** START OF Data entries **

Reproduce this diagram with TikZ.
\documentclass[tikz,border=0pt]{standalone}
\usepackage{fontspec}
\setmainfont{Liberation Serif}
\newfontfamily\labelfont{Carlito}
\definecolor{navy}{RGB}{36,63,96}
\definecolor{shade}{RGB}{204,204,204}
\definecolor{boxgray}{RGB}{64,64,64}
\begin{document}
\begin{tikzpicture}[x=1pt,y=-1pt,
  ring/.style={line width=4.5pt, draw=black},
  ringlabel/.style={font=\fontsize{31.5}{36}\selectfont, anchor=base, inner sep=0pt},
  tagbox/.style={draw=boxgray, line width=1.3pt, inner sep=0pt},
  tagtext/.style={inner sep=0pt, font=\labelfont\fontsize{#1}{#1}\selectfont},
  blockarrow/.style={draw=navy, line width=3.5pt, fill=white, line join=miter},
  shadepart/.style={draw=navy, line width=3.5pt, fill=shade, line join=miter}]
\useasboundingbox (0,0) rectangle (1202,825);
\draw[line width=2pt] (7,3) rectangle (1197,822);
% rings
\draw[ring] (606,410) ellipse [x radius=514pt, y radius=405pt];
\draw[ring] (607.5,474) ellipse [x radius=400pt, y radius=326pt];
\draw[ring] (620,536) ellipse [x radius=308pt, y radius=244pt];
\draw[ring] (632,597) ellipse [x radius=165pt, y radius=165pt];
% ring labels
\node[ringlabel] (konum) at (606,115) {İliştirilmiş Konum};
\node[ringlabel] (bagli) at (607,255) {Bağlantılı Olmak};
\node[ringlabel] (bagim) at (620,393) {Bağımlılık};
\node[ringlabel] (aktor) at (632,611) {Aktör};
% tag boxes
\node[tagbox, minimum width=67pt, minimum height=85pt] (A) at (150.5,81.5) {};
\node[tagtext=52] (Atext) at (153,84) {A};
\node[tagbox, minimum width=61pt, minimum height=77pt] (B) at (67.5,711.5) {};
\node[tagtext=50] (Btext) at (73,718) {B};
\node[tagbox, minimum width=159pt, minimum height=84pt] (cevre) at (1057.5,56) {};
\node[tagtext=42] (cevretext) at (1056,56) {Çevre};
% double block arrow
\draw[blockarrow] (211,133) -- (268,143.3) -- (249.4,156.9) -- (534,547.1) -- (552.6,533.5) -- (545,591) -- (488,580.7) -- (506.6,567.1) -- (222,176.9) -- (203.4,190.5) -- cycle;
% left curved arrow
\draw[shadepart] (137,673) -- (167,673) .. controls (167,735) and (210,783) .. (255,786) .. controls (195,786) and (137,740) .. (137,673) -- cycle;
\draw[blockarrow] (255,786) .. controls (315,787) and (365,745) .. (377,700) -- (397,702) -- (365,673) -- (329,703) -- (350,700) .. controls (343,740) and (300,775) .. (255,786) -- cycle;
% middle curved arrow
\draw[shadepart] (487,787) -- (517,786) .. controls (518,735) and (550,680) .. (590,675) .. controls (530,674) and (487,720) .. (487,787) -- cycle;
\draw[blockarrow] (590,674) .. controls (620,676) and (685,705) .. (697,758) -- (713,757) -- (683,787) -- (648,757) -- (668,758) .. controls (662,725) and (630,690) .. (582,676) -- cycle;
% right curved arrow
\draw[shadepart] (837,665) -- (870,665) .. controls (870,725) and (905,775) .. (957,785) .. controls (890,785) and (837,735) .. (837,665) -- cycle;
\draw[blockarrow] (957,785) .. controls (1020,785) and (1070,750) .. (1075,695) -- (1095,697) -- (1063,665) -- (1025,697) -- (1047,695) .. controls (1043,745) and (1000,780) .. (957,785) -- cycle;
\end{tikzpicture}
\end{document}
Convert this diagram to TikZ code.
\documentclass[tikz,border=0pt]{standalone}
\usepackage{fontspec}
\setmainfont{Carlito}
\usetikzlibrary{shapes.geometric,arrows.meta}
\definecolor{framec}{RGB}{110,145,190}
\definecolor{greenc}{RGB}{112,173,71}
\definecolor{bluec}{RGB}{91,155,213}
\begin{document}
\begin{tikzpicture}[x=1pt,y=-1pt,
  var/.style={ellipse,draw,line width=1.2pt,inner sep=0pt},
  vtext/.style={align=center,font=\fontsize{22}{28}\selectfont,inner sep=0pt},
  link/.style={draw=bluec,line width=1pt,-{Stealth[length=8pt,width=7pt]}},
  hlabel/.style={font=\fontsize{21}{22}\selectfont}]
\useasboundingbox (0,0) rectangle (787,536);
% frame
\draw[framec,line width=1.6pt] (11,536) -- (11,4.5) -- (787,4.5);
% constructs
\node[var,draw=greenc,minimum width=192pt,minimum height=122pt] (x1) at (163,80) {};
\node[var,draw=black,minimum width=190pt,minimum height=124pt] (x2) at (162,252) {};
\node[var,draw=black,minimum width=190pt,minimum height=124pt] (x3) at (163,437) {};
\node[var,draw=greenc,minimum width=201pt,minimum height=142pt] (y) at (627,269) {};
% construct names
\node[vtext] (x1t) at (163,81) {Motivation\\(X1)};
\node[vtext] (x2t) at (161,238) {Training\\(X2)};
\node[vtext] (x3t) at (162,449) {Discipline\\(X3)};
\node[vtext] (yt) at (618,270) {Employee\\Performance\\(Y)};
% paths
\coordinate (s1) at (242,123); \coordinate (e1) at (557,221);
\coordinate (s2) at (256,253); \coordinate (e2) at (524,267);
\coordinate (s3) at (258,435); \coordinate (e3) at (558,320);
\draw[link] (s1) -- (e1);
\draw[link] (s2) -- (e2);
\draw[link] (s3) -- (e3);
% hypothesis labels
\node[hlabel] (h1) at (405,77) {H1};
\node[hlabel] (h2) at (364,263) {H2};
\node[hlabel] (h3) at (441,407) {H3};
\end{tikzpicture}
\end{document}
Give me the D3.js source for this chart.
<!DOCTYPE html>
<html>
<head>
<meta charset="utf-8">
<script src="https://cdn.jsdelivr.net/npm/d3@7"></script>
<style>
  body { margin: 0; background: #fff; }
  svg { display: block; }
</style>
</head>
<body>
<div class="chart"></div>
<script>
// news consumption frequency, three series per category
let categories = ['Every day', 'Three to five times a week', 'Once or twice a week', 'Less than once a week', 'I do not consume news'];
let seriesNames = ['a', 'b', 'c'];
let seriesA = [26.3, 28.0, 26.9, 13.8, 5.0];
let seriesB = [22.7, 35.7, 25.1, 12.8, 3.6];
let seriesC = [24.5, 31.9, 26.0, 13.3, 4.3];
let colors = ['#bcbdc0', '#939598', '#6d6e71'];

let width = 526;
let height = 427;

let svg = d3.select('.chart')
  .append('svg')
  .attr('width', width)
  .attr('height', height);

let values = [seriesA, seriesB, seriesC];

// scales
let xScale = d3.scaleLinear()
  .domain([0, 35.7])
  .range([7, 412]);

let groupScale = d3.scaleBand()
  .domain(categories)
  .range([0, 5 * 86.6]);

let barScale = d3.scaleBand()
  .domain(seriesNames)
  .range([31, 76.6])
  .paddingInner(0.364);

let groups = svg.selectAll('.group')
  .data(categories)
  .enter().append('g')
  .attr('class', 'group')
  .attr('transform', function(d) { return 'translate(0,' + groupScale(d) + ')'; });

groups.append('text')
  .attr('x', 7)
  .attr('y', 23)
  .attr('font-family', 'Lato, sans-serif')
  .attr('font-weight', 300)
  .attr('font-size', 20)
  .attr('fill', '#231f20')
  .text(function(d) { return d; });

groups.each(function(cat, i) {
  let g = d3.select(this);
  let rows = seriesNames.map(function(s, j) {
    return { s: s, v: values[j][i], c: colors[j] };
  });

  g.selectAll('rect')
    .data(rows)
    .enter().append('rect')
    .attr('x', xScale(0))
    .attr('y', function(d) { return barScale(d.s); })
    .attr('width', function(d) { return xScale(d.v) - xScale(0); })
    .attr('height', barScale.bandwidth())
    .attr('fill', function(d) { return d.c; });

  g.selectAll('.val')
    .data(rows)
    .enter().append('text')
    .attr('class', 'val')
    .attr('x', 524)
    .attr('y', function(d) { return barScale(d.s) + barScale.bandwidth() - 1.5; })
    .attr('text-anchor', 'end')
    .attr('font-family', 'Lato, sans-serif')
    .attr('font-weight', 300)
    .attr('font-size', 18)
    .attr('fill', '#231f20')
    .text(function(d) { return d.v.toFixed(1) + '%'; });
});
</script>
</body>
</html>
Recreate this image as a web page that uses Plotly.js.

** END OF Data entries **

**Short problem:**
Go through the data and gather every line that holds "this".

**Solution below:**
Reproduce this diagram with TikZ.
Convert this diagram to TikZ code.
Give me the D3.js source for this chart.
  let g = d3.select(this);
Recreate this image as a web page that uses Plotly.js.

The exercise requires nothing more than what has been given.